== WHAT IS EXPECTED ==
Leave out every picture, then output exactly the lines between the ones holding "Convert this chart to matplotlib code." and "plt.rcParams['mathtext.it'] = 'Liberation", inclusive, and nothing beyond them.

== GIVEN DATA ==

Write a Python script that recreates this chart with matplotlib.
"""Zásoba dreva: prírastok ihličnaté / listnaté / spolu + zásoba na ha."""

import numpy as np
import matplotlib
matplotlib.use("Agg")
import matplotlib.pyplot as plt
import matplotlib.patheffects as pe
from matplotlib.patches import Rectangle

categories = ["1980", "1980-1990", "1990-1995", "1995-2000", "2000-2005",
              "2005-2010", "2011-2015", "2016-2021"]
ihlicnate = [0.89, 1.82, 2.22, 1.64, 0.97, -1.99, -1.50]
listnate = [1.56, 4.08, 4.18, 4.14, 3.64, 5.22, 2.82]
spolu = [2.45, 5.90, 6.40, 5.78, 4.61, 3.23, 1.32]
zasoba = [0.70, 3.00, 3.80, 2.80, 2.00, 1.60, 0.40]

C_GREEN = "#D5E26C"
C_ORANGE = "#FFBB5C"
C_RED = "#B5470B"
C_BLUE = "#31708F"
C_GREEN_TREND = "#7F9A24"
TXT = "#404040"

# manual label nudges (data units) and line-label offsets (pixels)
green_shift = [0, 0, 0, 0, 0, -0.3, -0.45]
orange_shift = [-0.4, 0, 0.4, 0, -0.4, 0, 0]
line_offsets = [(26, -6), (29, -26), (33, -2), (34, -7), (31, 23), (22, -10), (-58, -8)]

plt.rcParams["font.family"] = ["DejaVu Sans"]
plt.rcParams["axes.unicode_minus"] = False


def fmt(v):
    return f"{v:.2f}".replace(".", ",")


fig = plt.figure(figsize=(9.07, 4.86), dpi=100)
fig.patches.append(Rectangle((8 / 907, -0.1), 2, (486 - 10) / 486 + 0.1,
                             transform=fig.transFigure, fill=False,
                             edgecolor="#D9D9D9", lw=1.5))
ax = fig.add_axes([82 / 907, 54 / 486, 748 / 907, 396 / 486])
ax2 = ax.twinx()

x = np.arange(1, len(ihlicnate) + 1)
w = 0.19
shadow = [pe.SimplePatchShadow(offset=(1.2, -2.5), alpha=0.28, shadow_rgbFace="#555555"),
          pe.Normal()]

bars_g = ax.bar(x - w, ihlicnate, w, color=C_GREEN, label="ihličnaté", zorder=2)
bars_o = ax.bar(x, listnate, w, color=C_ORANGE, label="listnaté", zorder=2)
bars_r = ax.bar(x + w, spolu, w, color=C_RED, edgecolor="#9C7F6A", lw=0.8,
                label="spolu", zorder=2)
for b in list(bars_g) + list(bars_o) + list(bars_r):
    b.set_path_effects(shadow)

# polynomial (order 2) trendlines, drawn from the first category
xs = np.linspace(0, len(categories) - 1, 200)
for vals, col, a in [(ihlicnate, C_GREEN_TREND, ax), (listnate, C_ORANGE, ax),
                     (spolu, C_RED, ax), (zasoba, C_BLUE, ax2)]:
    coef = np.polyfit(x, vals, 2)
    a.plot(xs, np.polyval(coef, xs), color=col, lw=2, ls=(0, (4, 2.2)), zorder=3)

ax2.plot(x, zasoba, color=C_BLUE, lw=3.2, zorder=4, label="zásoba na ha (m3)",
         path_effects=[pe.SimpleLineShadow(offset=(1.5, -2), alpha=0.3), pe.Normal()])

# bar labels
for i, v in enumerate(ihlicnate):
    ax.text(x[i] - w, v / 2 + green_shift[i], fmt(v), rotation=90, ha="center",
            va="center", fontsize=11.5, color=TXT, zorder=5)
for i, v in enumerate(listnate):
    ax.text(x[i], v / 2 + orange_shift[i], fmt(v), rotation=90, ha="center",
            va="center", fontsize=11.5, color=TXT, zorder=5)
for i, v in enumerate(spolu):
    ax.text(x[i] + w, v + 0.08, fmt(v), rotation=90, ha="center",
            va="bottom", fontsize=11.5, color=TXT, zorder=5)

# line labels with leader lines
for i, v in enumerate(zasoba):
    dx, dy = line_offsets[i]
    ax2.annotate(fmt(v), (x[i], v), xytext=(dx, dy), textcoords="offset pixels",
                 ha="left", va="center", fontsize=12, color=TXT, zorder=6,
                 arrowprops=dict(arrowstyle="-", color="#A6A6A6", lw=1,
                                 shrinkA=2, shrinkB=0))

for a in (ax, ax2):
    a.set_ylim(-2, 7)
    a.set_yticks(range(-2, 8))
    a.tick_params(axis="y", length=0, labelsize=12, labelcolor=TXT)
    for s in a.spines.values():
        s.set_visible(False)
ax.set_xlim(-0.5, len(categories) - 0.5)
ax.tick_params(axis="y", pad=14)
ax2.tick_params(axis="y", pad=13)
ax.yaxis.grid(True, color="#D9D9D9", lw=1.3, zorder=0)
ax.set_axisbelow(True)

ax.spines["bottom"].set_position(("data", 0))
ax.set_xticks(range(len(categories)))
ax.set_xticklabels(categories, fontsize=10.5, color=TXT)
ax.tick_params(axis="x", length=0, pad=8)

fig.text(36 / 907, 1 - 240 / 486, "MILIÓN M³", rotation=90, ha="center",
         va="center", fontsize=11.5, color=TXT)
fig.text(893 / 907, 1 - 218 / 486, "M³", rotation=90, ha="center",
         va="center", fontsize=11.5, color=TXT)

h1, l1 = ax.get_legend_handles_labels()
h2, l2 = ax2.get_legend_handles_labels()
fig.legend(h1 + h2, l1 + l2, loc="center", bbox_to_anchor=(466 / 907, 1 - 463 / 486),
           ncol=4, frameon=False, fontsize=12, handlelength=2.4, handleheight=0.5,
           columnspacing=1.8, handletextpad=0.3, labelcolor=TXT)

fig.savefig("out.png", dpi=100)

...

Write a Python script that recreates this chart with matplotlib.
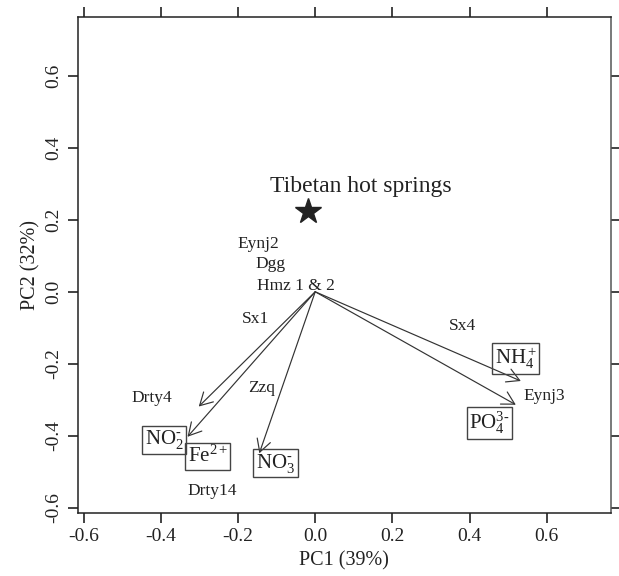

---

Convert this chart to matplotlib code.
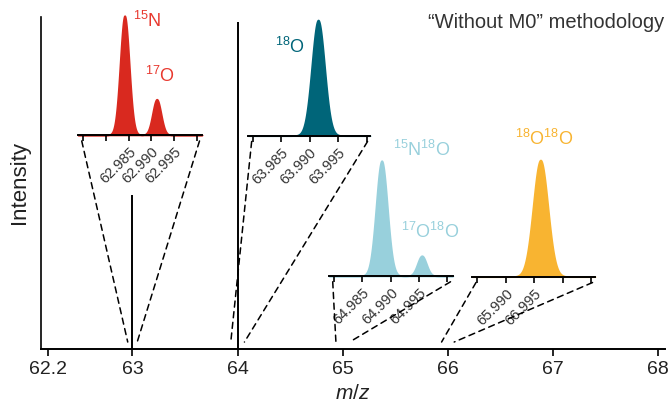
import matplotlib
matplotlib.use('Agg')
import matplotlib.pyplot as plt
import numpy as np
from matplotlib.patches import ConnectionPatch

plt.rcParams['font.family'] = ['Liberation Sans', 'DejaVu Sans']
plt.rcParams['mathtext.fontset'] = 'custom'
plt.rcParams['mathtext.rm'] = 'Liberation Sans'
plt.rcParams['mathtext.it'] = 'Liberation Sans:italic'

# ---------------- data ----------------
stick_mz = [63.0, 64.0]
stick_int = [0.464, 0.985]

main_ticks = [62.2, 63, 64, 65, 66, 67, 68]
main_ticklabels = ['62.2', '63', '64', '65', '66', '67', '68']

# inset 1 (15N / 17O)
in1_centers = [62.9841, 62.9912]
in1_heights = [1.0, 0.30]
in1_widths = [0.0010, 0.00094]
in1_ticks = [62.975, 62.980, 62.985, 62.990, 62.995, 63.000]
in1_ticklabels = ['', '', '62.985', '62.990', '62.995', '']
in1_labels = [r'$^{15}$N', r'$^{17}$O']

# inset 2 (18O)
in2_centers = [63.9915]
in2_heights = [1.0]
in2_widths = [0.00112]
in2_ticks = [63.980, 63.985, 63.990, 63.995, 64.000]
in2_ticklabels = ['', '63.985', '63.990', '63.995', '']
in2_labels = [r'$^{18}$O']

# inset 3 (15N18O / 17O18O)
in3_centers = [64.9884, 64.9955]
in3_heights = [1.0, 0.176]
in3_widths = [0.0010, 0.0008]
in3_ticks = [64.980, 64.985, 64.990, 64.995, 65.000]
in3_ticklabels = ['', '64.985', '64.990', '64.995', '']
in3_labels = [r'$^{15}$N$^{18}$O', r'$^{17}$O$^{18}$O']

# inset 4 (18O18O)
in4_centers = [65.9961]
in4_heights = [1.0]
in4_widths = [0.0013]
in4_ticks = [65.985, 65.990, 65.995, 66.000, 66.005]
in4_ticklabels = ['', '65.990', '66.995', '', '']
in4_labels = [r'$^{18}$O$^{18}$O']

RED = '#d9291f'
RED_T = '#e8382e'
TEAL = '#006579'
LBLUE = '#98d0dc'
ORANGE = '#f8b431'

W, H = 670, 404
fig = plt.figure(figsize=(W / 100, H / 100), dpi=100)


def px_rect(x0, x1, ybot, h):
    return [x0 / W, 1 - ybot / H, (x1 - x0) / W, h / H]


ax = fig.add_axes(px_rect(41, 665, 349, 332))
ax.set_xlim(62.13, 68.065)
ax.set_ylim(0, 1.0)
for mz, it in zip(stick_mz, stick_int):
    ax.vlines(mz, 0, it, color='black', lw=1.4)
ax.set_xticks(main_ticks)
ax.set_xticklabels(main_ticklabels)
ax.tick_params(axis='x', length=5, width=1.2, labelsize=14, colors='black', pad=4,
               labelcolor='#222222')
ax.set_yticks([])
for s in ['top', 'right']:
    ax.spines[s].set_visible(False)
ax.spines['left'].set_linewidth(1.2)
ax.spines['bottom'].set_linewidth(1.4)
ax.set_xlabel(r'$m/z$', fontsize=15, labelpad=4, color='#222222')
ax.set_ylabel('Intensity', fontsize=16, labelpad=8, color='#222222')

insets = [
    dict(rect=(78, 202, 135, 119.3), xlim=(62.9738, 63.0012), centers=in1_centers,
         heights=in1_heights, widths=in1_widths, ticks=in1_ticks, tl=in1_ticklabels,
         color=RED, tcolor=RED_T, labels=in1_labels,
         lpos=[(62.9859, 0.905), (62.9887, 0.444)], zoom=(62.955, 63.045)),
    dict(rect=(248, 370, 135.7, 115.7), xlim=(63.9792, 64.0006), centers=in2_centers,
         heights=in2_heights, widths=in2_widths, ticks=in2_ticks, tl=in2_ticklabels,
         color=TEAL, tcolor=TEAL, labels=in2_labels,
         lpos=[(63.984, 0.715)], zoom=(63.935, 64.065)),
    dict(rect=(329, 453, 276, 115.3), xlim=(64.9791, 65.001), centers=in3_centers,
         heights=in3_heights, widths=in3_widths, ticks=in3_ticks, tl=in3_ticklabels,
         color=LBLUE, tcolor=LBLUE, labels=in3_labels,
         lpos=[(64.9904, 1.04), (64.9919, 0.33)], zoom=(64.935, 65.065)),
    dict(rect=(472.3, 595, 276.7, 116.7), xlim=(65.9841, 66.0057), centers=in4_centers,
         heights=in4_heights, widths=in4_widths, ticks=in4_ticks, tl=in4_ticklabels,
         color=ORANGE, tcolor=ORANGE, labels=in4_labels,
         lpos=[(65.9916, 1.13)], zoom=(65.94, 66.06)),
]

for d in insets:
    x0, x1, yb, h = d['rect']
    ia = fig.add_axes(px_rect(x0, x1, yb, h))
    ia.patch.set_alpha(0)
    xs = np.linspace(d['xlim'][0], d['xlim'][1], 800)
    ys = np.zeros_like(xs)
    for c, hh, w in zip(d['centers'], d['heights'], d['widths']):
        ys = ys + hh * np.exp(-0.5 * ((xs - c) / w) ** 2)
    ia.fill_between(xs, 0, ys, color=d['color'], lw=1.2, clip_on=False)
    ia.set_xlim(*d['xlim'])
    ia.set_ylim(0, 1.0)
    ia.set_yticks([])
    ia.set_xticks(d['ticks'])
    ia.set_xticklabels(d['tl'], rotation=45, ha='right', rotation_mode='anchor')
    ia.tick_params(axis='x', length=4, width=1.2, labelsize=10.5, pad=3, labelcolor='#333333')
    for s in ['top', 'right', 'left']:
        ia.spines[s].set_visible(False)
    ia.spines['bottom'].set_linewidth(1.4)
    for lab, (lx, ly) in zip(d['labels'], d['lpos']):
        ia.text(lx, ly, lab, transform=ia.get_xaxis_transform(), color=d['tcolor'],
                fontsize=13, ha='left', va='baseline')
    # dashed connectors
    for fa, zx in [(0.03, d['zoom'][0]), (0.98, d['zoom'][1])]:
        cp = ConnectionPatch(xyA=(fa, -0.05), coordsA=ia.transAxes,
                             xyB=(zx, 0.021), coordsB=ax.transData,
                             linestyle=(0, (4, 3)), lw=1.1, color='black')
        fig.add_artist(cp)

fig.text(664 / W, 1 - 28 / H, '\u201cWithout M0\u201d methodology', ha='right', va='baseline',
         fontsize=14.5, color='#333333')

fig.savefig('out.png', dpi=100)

== THE SOLUTION ==
Convert this chart to matplotlib code.
import matplotlib
matplotlib.use('Agg')
import matplotlib.pyplot as plt
import numpy as np
from matplotlib.patches import ConnectionPatch

plt.rcParams['font.family'] = ['Liberation Sans', 'DejaVu Sans']
plt.rcParams['mathtext.fontset'] = 'custom'
plt.rcParams['mathtext.rm'] = 'Liberation Sans'
plt.rcParams['mathtext.it'] = 'Liberation Sans:italic'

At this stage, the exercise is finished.